## STATED GOAL
All of the lines below are to be transcribed faithfully, with pictures excluded from the copy.

## PROVIDED DATA

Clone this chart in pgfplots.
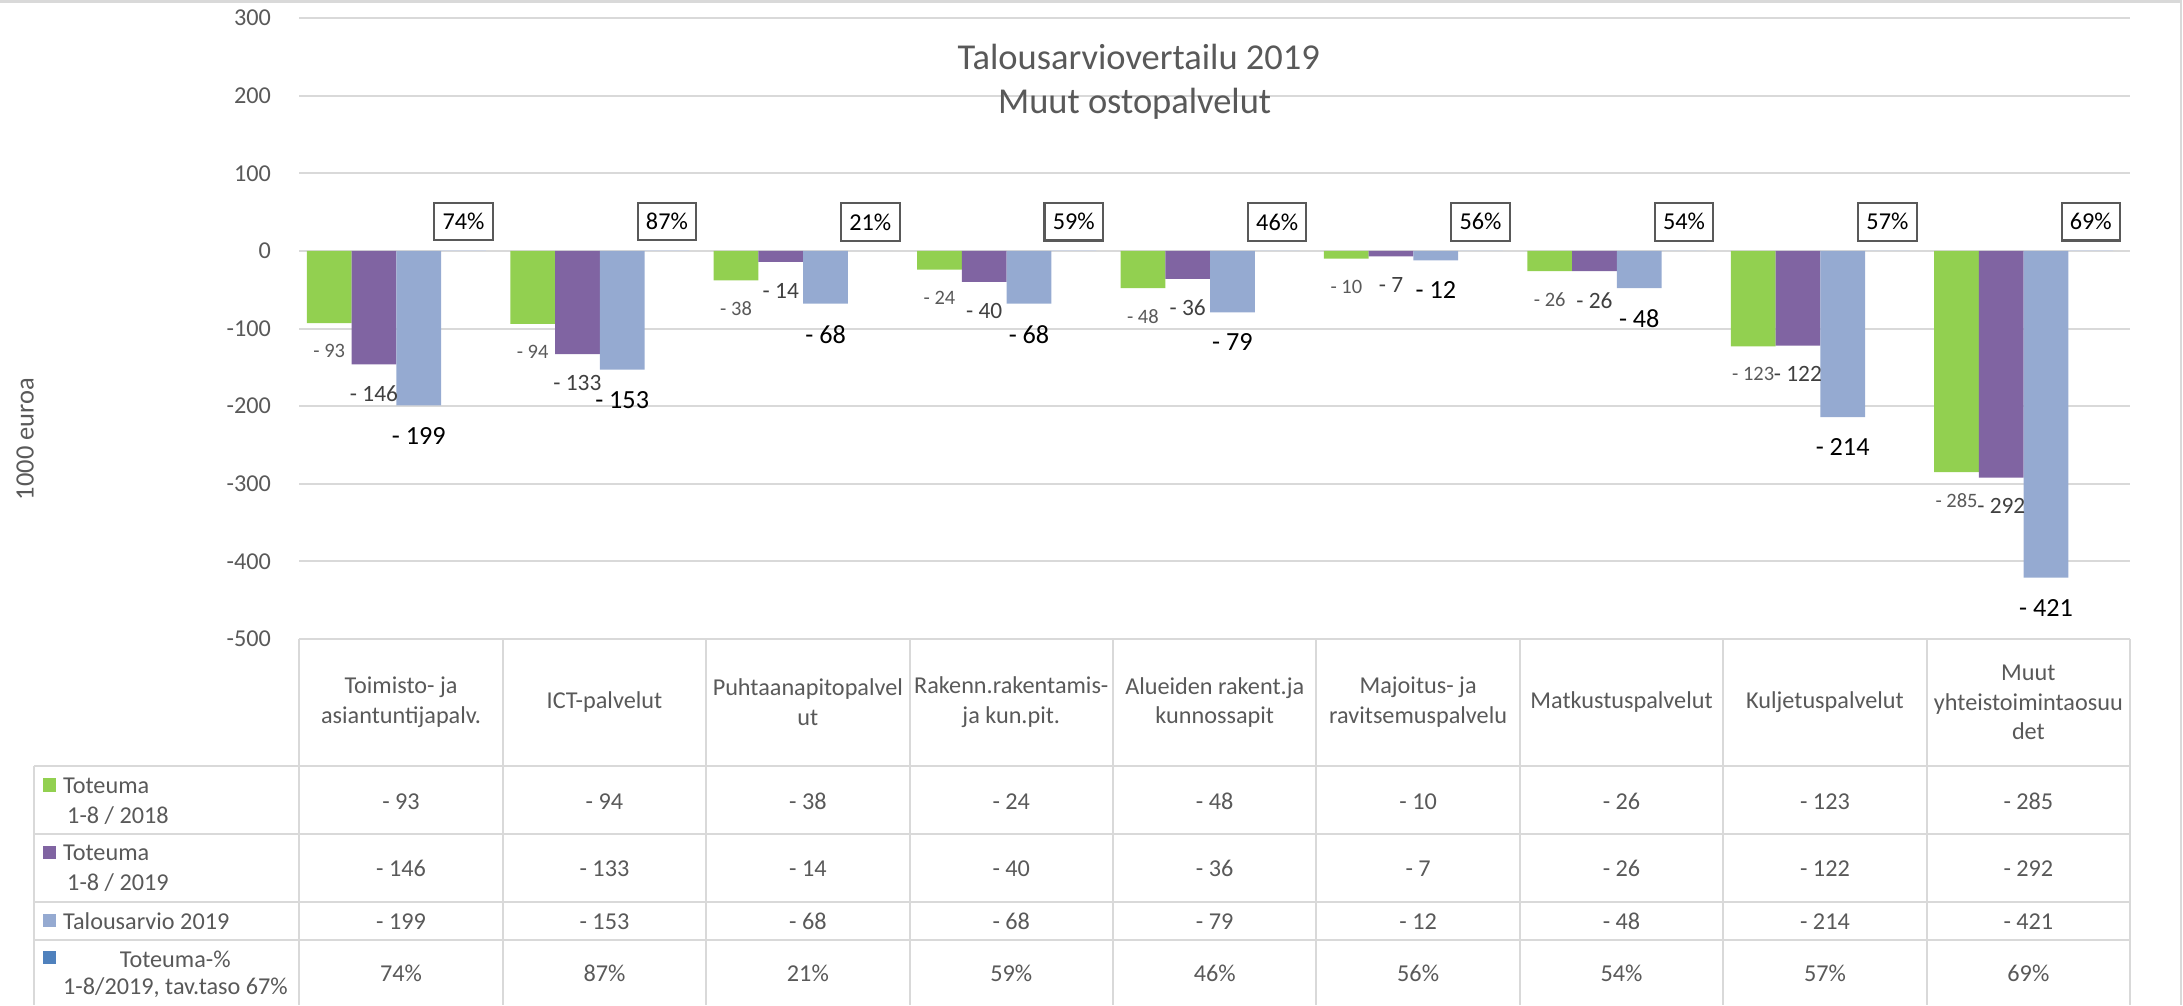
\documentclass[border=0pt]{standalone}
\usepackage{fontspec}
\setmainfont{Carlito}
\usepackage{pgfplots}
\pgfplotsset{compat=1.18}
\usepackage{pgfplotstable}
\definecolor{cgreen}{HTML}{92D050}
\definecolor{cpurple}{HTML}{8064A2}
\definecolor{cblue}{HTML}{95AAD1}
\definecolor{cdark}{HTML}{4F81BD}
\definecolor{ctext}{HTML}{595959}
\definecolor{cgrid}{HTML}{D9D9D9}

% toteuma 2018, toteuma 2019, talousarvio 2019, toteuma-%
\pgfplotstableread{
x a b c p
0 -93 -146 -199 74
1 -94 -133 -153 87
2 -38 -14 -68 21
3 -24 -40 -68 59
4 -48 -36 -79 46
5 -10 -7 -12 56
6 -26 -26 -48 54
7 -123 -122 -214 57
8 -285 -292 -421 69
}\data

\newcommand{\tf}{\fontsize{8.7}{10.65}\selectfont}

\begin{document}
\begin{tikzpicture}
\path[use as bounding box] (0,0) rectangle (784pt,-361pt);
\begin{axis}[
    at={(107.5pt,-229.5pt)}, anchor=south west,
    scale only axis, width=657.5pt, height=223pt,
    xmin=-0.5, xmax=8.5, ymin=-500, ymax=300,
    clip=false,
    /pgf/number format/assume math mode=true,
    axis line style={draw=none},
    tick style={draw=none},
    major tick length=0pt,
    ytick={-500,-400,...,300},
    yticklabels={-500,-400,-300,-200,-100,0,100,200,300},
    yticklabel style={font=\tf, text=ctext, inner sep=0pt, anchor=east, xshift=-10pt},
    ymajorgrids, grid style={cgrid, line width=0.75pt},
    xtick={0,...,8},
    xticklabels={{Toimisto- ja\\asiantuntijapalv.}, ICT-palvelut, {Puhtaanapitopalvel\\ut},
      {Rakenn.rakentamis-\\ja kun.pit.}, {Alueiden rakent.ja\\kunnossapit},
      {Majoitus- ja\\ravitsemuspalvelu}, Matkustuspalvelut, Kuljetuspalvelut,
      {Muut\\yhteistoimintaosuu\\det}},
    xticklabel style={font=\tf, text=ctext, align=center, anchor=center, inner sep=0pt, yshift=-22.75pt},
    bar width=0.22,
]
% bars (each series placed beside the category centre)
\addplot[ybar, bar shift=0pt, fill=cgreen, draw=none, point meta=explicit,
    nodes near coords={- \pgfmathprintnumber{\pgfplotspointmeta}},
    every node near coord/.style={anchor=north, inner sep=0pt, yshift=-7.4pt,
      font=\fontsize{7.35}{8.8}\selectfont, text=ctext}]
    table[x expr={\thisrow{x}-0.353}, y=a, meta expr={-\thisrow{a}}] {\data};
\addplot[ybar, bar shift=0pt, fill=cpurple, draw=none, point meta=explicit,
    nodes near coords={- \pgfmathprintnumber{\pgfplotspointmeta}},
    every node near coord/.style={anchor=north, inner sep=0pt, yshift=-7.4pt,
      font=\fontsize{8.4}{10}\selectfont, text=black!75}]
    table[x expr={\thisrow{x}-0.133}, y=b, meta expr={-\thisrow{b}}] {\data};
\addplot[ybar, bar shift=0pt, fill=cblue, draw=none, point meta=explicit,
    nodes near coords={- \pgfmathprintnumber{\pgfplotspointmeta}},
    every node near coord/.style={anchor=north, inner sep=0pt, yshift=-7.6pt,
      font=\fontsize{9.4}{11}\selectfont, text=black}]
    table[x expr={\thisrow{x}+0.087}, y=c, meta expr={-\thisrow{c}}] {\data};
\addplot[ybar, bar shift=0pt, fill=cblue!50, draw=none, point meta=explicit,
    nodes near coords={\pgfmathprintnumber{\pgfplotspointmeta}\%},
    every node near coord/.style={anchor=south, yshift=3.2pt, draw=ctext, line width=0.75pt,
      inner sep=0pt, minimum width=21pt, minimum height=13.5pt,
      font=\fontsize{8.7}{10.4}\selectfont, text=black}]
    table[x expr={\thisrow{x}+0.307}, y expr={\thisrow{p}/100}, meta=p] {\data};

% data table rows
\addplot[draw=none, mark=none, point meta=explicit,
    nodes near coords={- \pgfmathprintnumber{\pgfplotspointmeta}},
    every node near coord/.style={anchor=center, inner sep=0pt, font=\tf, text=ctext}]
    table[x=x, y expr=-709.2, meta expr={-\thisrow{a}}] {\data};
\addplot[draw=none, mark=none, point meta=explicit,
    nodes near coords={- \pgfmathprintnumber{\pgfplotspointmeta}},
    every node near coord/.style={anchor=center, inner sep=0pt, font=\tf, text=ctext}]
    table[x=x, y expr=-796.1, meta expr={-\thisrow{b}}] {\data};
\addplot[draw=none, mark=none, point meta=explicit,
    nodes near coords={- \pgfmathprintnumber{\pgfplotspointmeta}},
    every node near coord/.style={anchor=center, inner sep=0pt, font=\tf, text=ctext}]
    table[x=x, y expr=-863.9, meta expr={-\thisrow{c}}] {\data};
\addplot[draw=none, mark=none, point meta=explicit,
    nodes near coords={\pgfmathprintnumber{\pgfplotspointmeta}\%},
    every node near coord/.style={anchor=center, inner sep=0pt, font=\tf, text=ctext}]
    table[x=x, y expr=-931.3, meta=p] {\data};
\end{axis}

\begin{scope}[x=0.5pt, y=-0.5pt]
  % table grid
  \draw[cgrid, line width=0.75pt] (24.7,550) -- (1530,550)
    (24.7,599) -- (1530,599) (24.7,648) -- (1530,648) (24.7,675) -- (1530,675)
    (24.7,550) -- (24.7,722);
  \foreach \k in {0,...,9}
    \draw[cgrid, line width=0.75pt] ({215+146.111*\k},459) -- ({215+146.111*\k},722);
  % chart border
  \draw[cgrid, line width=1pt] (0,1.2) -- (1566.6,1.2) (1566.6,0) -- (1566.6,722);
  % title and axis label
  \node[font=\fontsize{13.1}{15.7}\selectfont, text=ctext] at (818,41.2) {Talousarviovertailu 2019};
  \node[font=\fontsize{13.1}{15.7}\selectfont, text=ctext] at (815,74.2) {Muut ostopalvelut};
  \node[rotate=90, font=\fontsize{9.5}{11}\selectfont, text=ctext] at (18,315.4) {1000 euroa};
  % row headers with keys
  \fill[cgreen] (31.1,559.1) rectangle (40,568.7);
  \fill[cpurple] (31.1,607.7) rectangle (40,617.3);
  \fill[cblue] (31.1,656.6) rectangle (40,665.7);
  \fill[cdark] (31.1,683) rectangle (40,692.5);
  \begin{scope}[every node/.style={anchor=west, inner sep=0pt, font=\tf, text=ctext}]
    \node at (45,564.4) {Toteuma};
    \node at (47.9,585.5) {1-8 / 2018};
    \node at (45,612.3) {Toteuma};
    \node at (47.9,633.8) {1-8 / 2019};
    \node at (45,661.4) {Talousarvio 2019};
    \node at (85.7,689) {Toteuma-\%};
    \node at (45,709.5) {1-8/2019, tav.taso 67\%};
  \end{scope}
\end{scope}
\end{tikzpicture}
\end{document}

## WRITTEN REPLY
Clone this chart in pgfplots.
\documentclass[border=0pt]{standalone}
\usepackage{fontspec}
\setmainfont{Carlito}
\usepackage{pgfplots}
\pgfplotsset{compat=1.18}
\usepackage{pgfplotstable}
\definecolor{cgreen}{HTML}{92D050}
\definecolor{cpurple}{HTML}{8064A2}
\definecolor{cblue}{HTML}{95AAD1}
\definecolor{cdark}{HTML}{4F81BD}
\definecolor{ctext}{HTML}{595959}
\definecolor{cgrid}{HTML}{D9D9D9}

% toteuma 2018, toteuma 2019, talousarvio 2019, toteuma-%
\pgfplotstableread{
x a b c p
0 -93 -146 -199 74
1 -94 -133 -153 87
2 -38 -14 -68 21
3 -24 -40 -68 59
4 -48 -36 -79 46
5 -10 -7 -12 56
6 -26 -26 -48 54
7 -123 -122 -214 57
8 -285 -292 -421 69
}\data

\newcommand{\tf}{\fontsize{8.7}{10.65}\selectfont}

\begin{document}
\begin{tikzpicture}
\path[use as bounding box] (0,0) rectangle (784pt,-361pt);
\begin{axis}[
    at={(107.5pt,-229.5pt)}, anchor=south west,
    scale only axis, width=657.5pt, height=223pt,
    xmin=-0.5, xmax=8.5, ymin=-500, ymax=300,
    clip=false,
    /pgf/number format/assume math mode=true,
    axis line style={draw=none},
    tick style={draw=none},
    major tick length=0pt,
    ytick={-500,-400,...,300},
    yticklabels={-500,-400,-300,-200,-100,0,100,200,300},
    yticklabel style={font=\tf, text=ctext, inner sep=0pt, anchor=east, xshift=-10pt},
    ymajorgrids, grid style={cgrid, line width=0.75pt},
    xtick={0,...,8},
    xticklabels={{Toimisto- ja\\asiantuntijapalv.}, ICT-palvelut, {Puhtaanapitopalvel\\ut},
      {Rakenn.rakentamis-\\ja kun.pit.}, {Alueiden rakent.ja\\kunnossapit},
      {Majoitus- ja\\ravitsemuspalvelu}, Matkustuspalvelut, Kuljetuspalvelut,
      {Muut\\yhteistoimintaosuu\\det}},
    xticklabel style={font=\tf, text=ctext, align=center, anchor=center, inner sep=0pt, yshift=-22.75pt},
    bar width=0.22,
]
% bars (each series placed beside the category centre)
\addplot[ybar, bar shift=0pt, fill=cgreen, draw=none, point meta=explicit,
    nodes near coords={- \pgfmathprintnumber{\pgfplotspointmeta}},
    every node near coord/.style={anchor=north, inner sep=0pt, yshift=-7.4pt,
      font=\fontsize{7.35}{8.8}\selectfont, text=ctext}]
    table[x expr={\thisrow{x}-0.353}, y=a, meta expr={-\thisrow{a}}] {\data};
\addplot[ybar, bar shift=0pt, fill=cpurple, draw=none, point meta=explicit,
    nodes near coords={- \pgfmathprintnumber{\pgfplotspointmeta}},
    every node near coord/.style={anchor=north, inner sep=0pt, yshift=-7.4pt,
      font=\fontsize{8.4}{10}\selectfont, text=black!75}]
    table[x expr={\thisrow{x}-0.133}, y=b, meta expr={-\thisrow{b}}] {\data};
\addplot[ybar, bar shift=0pt, fill=cblue, draw=none, point meta=explicit,
    nodes near coords={- \pgfmathprintnumber{\pgfplotspointmeta}},
    every node near coord/.style={anchor=north, inner sep=0pt, yshift=-7.6pt,
      font=\fontsize{9.4}{11}\selectfont, text=black}]
    table[x expr={\thisrow{x}+0.087}, y=c, meta expr={-\thisrow{c}}] {\data};
\addplot[ybar, bar shift=0pt, fill=cblue!50, draw=none, point meta=explicit,
    nodes near coords={\pgfmathprintnumber{\pgfplotspointmeta}\%},
    every node near coord/.style={anchor=south, yshift=3.2pt, draw=ctext, line width=0.75pt,
      inner sep=0pt, minimum width=21pt, minimum height=13.5pt,
      font=\fontsize{8.7}{10.4}\selectfont, text=black}]
    table[x expr={\thisrow{x}+0.307}, y expr={\thisrow{p}/100}, meta=p] {\data};

% data table rows
\addplot[draw=none, mark=none, point meta=explicit,
    nodes near coords={- \pgfmathprintnumber{\pgfplotspointmeta}},
    every node near coord/.style={anchor=center, inner sep=0pt, font=\tf, text=ctext}]
    table[x=x, y expr=-709.2, meta expr={-\thisrow{a}}] {\data};
\addplot[draw=none, mark=none, point meta=explicit,
    nodes near coords={- \pgfmathprintnumber{\pgfplotspointmeta}},
    every node near coord/.style={anchor=center, inner sep=0pt, font=\tf, text=ctext}]
    table[x=x, y expr=-796.1, meta expr={-\thisrow{b}}] {\data};
\addplot[draw=none, mark=none, point meta=explicit,
    nodes near coords={- \pgfmathprintnumber{\pgfplotspointmeta}},
    every node near coord/.style={anchor=center, inner sep=0pt, font=\tf, text=ctext}]
    table[x=x, y expr=-863.9, meta expr={-\thisrow{c}}] {\data};
\addplot[draw=none, mark=none, point meta=explicit,
    nodes near coords={\pgfmathprintnumber{\pgfplotspointmeta}\%},
    every node near coord/.style={anchor=center, inner sep=0pt, font=\tf, text=ctext}]
    table[x=x, y expr=-931.3, meta=p] {\data};
\end{axis}

\begin{scope}[x=0.5pt, y=-0.5pt]
  % table grid
  \draw[cgrid, line width=0.75pt] (24.7,550) -- (1530,550)
    (24.7,599) -- (1530,599) (24.7,648) -- (1530,648) (24.7,675) -- (1530,675)
    (24.7,550) -- (24.7,722);
  \foreach \k in {0,...,9}
    \draw[cgrid, line width=0.75pt] ({215+146.111*\k},459) -- ({215+146.111*\k},722);
  % chart border
  \draw[cgrid, line width=1pt] (0,1.2) -- (1566.6,1.2) (1566.6,0) -- (1566.6,722);
  % title and axis label
  \node[font=\fontsize{13.1}{15.7}\selectfont, text=ctext] at (818,41.2) {Talousarviovertailu 2019};
  \node[font=\fontsize{13.1}{15.7}\selectfont, text=ctext] at (815,74.2) {Muut ostopalvelut};
  \node[rotate=90, font=\fontsize{9.5}{11}\selectfont, text=ctext] at (18,315.4) {1000 euroa};
  % row headers with keys
  \fill[cgreen] (31.1,559.1) rectangle (40,568.7);
  \fill[cpurple] (31.1,607.7) rectangle (40,617.3);
  \fill[cblue] (31.1,656.6) rectangle (40,665.7);
  \fill[cdark] (31.1,683) rectangle (40,692.5);
  \begin{scope}[every node/.style={anchor=west, inner sep=0pt, font=\tf, text=ctext}]
    \node at (45,564.4) {Toteuma};
    \node at (47.9,585.5) {1-8 / 2018};
    \node at (45,612.3) {Toteuma};
    \node at (47.9,633.8) {1-8 / 2019};
    \node at (45,661.4) {Talousarvio 2019};
    \node at (85.7,689) {Toteuma-\%};
    \node at (45,709.5) {1-8/2019, tav.taso 67\%};
  \end{scope}
\end{scope}
\end{tikzpicture}
\end{document}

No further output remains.